B1 Vertaisarvioimaton kirjoitus tieteellisessä lehdessä
The omission of critical data in the pursuit of ‘revolutionary’ methods to accelerate the description of species
Tekijät: Zamani Alireza, Vahtera Varpu, Sääksjärvi Ilari Eerikki, Scherz Mark D.
Kustantaja: Wiley-Blackwell Publishing Ltd.
Julkaisuvuosi: 2020
Journal: Systematic Entomology
Sivujen määrä: 4
ISSN: 0307-6970
eISSN: 1365-3113
DOI: https://doi.org/10.1111/syen.12444
Recently, Meierotto et al. (2019) proposed a ‘revolutionary’ protocol for the description of understudied hyperdiverse taxa.
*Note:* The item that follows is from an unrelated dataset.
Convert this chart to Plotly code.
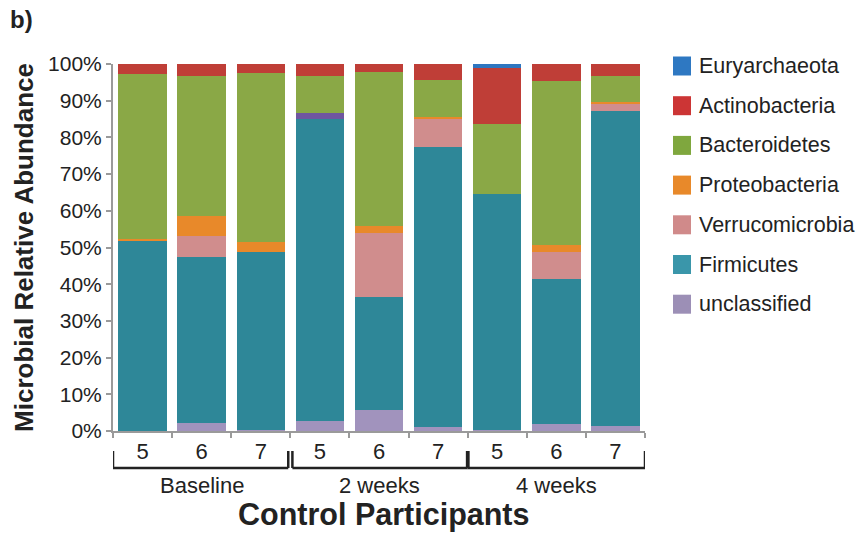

The premise of their study was to champion exclusively DNA-barcode-based species descriptions (=diagnoses), which would dramatically increase the rate of description and provide a ‘human-readable record in the literature’ (unlike a Barcode Index Number, BIN; Ratnasingham & Hebert, 2013) that can later be supplemented with additional information. Species are always delimited against already known species (Linnaeus, 1753, 1758; Mayr, 1992; ICZN, 1999; Naciri & Linder, 2015; Renner, 2016). This was also recognized by Meierotto al. (2019, p. 120): ‘Requirements for the publication of new species include (…) that they be accompanied by either description or diagnosis which can separate them from any known species with which they are likely to be confused’. However, the latter authors failed to diagnose their 15 new Zelomorpha Ashmead, 1900 species from 51 out of 52 previously known species (only the type species was used in the analysis) and their three new Hemichoma Enderlein, 1920 species from any of the five previously known species.